I’ve had a lot of discussions lately on data normalization, including being asked the question of what constitutes normalization when dealing with legacy data, specifically in the field of project management. A good primer can be found at About.com, but there are also very good older papers out on the web from various university IS departments. The basic principals of data normalization today consist of finding a common location in the database for each value, reducing redundancy, properly establishing relationships among the data elements, and providing flexibility so that the data can be properly retrieved and further processed into intelligence in such as way as the objects produced possess significance.
The reason why answering this question is so important is because our legacy data is of such a size and of such complexity that it falls into the broad category of Big Data. The condition of the data itself provides wide variations in terms of quality and completeness. Without understanding the context, interrelationships, and significance of the elements of the data, the empirical approach to project management is threatened, since being able to use this data for purposes of establishing trends and parametric analysis is limited.
A good paper that deals with this issue was authored by Alleman and Coonce, though it was limited to Earned Value Management (EVM). I would argue that EVM, especially in the types of industries in which the discipline is used, is pretty well structured already. The challenge is in the other areas that are probably of more significance in getting a fuller understanding of what is happening in the project. These areas of schedule, risk, and technical performance measures.
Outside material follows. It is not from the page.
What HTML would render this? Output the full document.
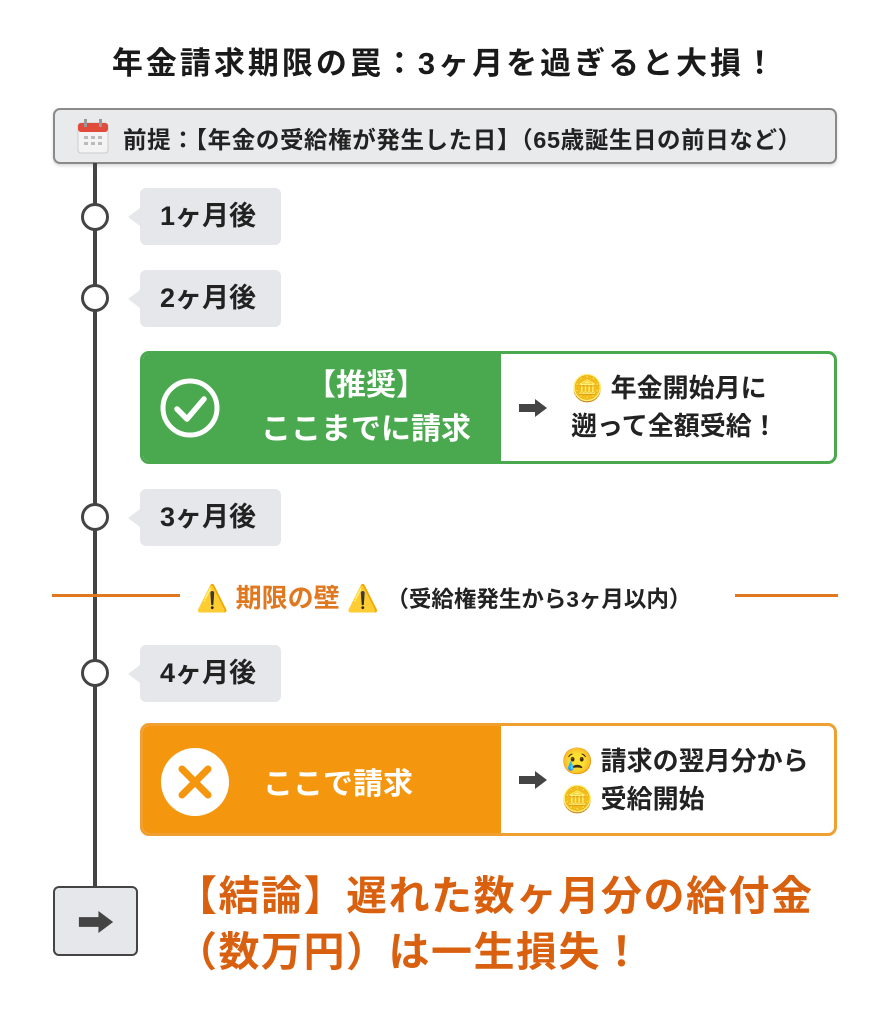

In looking at the Big Data that has been normalized to date–and I have participated with others in putting a significant dent in this area–it is apparent that processes in these other areas lack discipline, consistency, completeness, and veracity. By normalizing data in sub-specialties that have experienced an erosion in enforcing standards of quality and consistency, technology becomes a driver for process improvement.
A greybeard in IT project management once said to me (and I am not long in joining that category): “Data is like water, the more it flows downstream the cleaner it becomes.” What he meant is that the more that data is exposed in the organizational stream, the more it is questioned and becomes a part of our closed feedback loop: constantly being queried, verified, utilized in decision making, and validated against reality. Over time more sophisticated and reliable statistical methods can be applied to the data, especially if we are talking about performance data of one sort or another, that takes periodic volatility into account in trending and provides us with a means for ensuring credibility in using the data.
In my last post on Four Trends in Project Management, I posited that the question wasn’t more or less data but utilization of data in a more effective manner, and identifying what is significant and therefore “better” data. I recently heard this line repeated back to me as a means of arguing against providing data. This conclusion was a misreading of what I was proposing. One level of reporting data in today’s environment is no more work than reporting on any other particular level of a project hierarchy. So cost is no longer a valid point for objecting to data submission (unless, of course, the one taking that position must admit to the deficiencies in their IT systems or the unreliability of their data).
Our projects must be measured against the framing assumptions in which they were first formed, as well as the established measures of effectiveness, measures of performance, and measures of technical achievement. In order to view these factors one must have access to data originating from a variety of artifacts: the Integrated Master Schedule, the Schedule and Cost Risk Analysis, and the systems engineering/technical performance plan. I would propose that project financial execution metrics are also essential in getting a complete, integrated, view of our projects.
There may be other supplemental data that is necessary as well. For example, the NDIA Integrated Program Management Division has a proposed revision to what is known as the Integrated Baseline Review (IBR). For the uninitiated, this is a process in which both the supplier and government customer project teams can come together, review the essential project artifacts that underlie project planning and execution, and gain a full understanding of the project baseline. The reporting systems that identify the data that is to be reported against the baseline are identified and verified at this review. But there are also artifacts submitted here that contain data that is relevant to the project and worthy of continuing assessment, precluding manual assessments and reviews down the line.
We don’t yet know the answer to these data issues and won’t until all of the data is normalized and analyzed. Then the wheat from the chaff can be separated and a more precise set of data be identified for submittal, normalized and placed in an analytical framework to give us more precise information that is timely so that project stakeholders can make decisions in handling any risks that manifest themselves during the window that they can be handled (or make the determination that they cannot be handled). As the farmer says in the Chinese proverb: “We shall see.”